# Task directions:
The lines from the top of the material below through the line containing "5.5, 6, 6.5, 7];" are to be printed exactly, with pictures omitted.

BEGIN Supplied material

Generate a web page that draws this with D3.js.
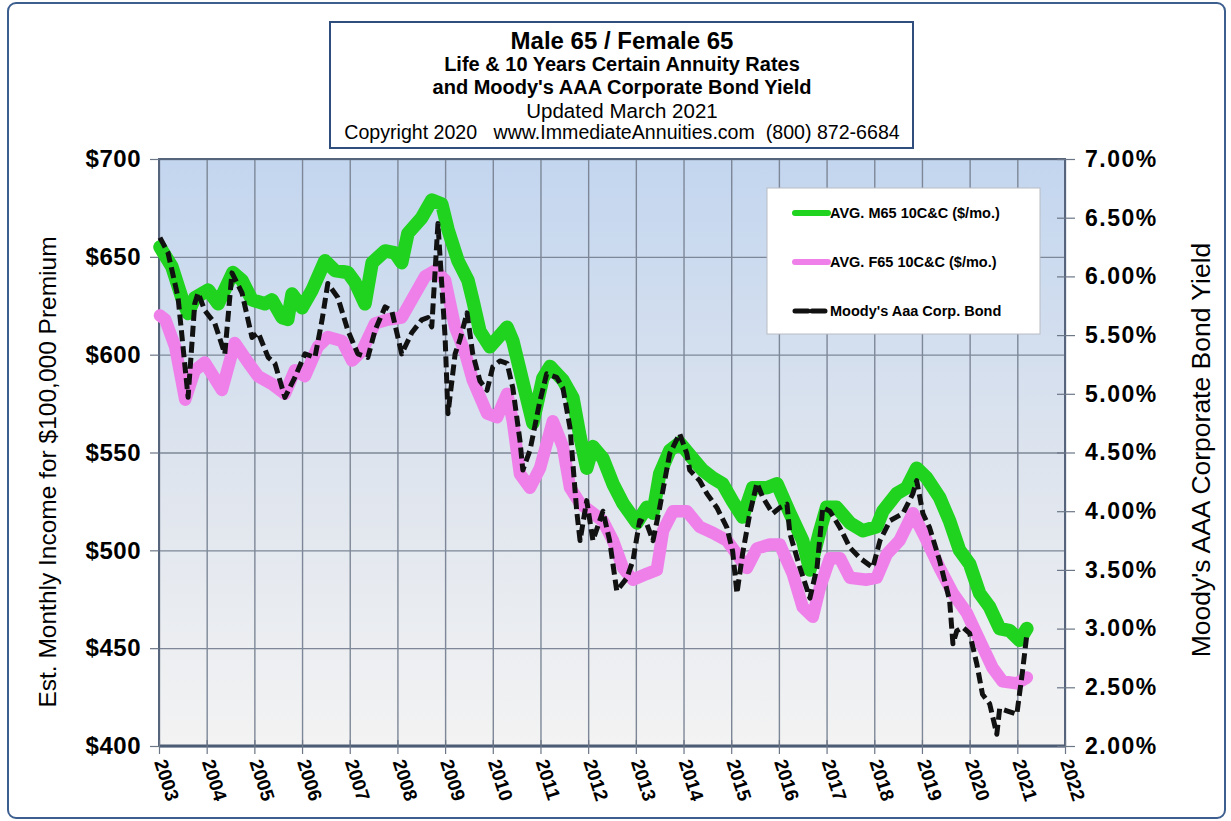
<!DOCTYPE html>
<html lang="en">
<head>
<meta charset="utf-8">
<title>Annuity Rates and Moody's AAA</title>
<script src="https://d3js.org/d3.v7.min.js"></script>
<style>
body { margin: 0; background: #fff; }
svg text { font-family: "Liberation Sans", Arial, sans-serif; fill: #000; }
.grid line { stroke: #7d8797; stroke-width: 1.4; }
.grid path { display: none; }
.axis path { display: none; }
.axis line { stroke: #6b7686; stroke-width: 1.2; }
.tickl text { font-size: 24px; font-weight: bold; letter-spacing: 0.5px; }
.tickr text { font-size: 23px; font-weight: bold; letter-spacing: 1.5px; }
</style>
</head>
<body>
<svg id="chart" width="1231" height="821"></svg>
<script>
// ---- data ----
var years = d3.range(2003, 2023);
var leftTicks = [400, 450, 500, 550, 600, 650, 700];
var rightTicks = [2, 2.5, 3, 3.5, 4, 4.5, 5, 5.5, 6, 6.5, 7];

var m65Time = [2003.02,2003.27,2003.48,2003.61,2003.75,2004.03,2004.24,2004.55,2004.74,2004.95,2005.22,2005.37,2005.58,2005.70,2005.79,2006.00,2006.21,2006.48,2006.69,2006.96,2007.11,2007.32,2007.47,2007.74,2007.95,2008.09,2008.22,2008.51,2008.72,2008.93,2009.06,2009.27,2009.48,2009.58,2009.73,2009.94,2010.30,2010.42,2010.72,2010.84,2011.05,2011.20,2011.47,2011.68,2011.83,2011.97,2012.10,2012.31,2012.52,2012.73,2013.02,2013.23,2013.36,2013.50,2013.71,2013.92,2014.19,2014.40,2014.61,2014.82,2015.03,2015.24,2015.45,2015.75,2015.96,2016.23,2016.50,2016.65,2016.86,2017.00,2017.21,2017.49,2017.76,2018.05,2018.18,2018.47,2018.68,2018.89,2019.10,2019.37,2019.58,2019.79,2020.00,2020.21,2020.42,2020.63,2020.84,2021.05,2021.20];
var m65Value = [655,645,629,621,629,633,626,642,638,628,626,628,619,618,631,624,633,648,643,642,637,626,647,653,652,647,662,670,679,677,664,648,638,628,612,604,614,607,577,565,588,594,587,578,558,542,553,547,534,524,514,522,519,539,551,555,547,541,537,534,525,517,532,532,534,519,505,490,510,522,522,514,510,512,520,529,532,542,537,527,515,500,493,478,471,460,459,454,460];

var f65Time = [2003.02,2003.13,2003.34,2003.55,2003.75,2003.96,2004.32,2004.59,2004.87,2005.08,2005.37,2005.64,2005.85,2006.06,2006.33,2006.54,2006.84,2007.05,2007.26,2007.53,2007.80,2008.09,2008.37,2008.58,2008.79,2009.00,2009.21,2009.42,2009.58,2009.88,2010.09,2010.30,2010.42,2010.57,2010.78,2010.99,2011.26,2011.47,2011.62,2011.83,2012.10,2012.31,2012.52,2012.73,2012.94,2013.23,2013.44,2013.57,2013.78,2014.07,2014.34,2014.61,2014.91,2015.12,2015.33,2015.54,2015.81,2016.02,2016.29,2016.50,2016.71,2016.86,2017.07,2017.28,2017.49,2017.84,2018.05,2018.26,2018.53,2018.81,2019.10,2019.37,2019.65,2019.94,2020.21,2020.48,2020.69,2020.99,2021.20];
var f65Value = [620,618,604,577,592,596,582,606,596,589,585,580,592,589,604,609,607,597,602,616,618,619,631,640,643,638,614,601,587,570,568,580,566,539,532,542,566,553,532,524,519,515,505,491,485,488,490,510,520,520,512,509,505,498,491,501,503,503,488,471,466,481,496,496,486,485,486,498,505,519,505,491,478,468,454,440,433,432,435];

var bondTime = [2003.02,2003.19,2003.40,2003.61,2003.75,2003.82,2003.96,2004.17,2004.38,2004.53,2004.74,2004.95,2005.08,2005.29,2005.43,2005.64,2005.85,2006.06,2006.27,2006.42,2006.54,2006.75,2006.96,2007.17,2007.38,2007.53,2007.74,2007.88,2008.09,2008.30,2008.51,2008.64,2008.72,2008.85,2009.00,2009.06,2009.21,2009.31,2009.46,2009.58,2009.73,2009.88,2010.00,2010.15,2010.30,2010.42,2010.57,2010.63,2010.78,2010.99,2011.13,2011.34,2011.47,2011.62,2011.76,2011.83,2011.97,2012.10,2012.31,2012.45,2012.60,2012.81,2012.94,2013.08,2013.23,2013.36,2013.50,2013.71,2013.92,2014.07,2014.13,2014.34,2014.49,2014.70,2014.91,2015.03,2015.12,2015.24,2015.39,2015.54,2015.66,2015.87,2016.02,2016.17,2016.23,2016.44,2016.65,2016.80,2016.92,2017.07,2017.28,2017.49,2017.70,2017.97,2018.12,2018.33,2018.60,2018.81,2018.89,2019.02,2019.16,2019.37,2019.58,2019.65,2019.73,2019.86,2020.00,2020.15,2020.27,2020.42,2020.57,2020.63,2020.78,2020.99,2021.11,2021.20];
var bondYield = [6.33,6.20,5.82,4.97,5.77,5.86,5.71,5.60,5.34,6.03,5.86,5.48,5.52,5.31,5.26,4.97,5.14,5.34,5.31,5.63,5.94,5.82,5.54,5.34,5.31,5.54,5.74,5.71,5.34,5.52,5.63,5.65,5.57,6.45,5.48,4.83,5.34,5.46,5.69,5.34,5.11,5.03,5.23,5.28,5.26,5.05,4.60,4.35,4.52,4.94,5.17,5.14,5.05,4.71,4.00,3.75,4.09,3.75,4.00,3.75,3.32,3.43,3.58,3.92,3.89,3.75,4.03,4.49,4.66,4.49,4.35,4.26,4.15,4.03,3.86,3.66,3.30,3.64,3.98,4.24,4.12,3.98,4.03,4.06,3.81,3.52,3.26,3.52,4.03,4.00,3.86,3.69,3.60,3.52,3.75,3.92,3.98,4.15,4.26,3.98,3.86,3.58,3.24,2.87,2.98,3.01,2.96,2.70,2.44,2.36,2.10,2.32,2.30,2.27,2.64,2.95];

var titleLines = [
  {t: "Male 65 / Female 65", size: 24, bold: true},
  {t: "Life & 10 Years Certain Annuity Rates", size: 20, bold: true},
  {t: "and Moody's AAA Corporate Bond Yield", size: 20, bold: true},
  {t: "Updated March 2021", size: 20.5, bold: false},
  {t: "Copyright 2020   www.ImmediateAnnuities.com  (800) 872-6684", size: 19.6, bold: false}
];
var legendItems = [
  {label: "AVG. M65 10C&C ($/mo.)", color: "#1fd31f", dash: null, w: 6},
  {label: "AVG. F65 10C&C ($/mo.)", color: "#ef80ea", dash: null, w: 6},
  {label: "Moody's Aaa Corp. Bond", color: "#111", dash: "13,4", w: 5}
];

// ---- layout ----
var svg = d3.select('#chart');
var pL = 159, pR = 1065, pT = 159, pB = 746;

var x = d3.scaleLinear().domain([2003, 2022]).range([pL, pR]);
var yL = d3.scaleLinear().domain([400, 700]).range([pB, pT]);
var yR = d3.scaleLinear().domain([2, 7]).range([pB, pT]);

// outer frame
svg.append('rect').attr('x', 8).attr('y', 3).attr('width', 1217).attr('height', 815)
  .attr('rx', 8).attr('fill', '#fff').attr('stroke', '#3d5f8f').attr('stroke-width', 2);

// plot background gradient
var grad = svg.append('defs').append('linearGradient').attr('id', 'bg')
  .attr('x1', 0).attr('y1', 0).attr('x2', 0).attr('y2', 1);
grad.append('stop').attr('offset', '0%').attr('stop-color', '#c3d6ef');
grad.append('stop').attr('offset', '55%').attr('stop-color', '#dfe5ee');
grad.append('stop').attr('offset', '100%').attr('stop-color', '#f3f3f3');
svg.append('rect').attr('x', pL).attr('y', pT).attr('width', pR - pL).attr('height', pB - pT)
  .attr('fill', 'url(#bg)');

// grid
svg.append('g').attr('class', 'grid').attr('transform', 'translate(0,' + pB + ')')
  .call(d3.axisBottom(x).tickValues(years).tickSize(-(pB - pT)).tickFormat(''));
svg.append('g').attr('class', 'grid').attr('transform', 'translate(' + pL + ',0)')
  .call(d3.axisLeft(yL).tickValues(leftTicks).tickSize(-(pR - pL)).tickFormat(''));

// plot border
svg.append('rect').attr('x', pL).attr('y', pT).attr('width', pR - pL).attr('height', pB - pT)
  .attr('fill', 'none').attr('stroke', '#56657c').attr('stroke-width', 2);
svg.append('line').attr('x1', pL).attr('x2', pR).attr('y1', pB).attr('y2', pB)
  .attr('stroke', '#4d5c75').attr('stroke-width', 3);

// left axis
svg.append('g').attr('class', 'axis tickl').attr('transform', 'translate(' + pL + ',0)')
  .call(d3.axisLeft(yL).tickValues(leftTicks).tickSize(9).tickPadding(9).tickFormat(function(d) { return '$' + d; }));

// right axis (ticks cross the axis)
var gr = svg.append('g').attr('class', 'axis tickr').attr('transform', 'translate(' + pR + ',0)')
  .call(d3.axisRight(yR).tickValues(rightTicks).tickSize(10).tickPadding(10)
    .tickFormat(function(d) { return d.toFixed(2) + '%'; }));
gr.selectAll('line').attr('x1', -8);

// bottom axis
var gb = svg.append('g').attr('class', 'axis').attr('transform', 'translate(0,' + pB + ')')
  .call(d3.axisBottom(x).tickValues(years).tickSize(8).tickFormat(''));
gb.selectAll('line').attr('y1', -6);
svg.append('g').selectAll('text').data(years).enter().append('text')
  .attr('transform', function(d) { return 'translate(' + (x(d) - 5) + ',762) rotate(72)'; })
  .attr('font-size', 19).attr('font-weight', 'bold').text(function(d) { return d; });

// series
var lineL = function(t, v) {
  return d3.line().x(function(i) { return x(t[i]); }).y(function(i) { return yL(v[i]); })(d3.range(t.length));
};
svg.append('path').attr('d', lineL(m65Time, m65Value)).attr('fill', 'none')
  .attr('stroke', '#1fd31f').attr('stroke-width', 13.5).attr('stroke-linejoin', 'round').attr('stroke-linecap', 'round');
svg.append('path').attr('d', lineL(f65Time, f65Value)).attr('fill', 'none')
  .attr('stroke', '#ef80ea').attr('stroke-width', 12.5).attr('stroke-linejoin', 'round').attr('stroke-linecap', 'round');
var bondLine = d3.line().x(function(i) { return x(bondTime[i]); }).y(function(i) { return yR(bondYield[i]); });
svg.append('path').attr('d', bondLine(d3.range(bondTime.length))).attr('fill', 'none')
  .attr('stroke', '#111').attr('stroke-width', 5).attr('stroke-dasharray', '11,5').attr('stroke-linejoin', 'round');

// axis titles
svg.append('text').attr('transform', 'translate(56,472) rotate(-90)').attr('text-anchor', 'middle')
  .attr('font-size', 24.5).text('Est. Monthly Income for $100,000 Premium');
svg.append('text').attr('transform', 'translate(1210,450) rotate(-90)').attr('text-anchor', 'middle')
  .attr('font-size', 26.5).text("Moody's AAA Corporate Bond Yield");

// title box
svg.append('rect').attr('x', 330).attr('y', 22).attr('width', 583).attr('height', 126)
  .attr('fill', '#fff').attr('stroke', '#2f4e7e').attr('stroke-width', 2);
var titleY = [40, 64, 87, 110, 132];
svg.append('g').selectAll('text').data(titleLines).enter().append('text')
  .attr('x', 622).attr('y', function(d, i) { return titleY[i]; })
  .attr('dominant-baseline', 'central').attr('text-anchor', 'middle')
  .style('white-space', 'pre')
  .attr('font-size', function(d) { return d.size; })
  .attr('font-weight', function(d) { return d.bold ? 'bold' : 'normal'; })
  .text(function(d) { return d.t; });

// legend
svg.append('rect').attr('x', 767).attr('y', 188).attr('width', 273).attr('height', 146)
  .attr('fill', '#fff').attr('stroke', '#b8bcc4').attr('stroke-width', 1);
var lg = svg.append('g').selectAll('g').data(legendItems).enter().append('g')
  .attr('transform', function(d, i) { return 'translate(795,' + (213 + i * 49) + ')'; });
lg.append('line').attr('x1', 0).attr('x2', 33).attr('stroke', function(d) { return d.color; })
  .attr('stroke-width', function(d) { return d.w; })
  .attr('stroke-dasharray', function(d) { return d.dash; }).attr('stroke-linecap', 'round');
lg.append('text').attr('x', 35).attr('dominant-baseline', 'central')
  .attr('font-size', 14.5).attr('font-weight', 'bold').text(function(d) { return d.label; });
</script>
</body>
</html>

END Supplied material

# Worked solution:
Generate a web page that draws this with D3.js.
<!DOCTYPE html>
<html lang="en">
<head>
<meta charset="utf-8">
<title>Annuity Rates and Moody's AAA</title>
<script src="https://d3js.org/d3.v7.min.js"></script>
<style>
body { margin: 0; background: #fff; }
svg text { font-family: "Liberation Sans", Arial, sans-serif; fill: #000; }
.grid line { stroke: #7d8797; stroke-width: 1.4; }
.grid path { display: none; }
.axis path { display: none; }
.axis line { stroke: #6b7686; stroke-width: 1.2; }
.tickl text { font-size: 24px; font-weight: bold; letter-spacing: 0.5px; }
.tickr text { font-size: 23px; font-weight: bold; letter-spacing: 1.5px; }
</style>
</head>
<body>
<svg id="chart" width="1231" height="821"></svg>
<script>
// ---- data ----
var years = d3.range(2003, 2023);
var leftTicks = [400, 450, 500, 550, 600, 650, 700];
var rightTicks = [2, 2.5, 3, 3.5, 4, 4.5, 5, 5.5, 6, 6.5, 7];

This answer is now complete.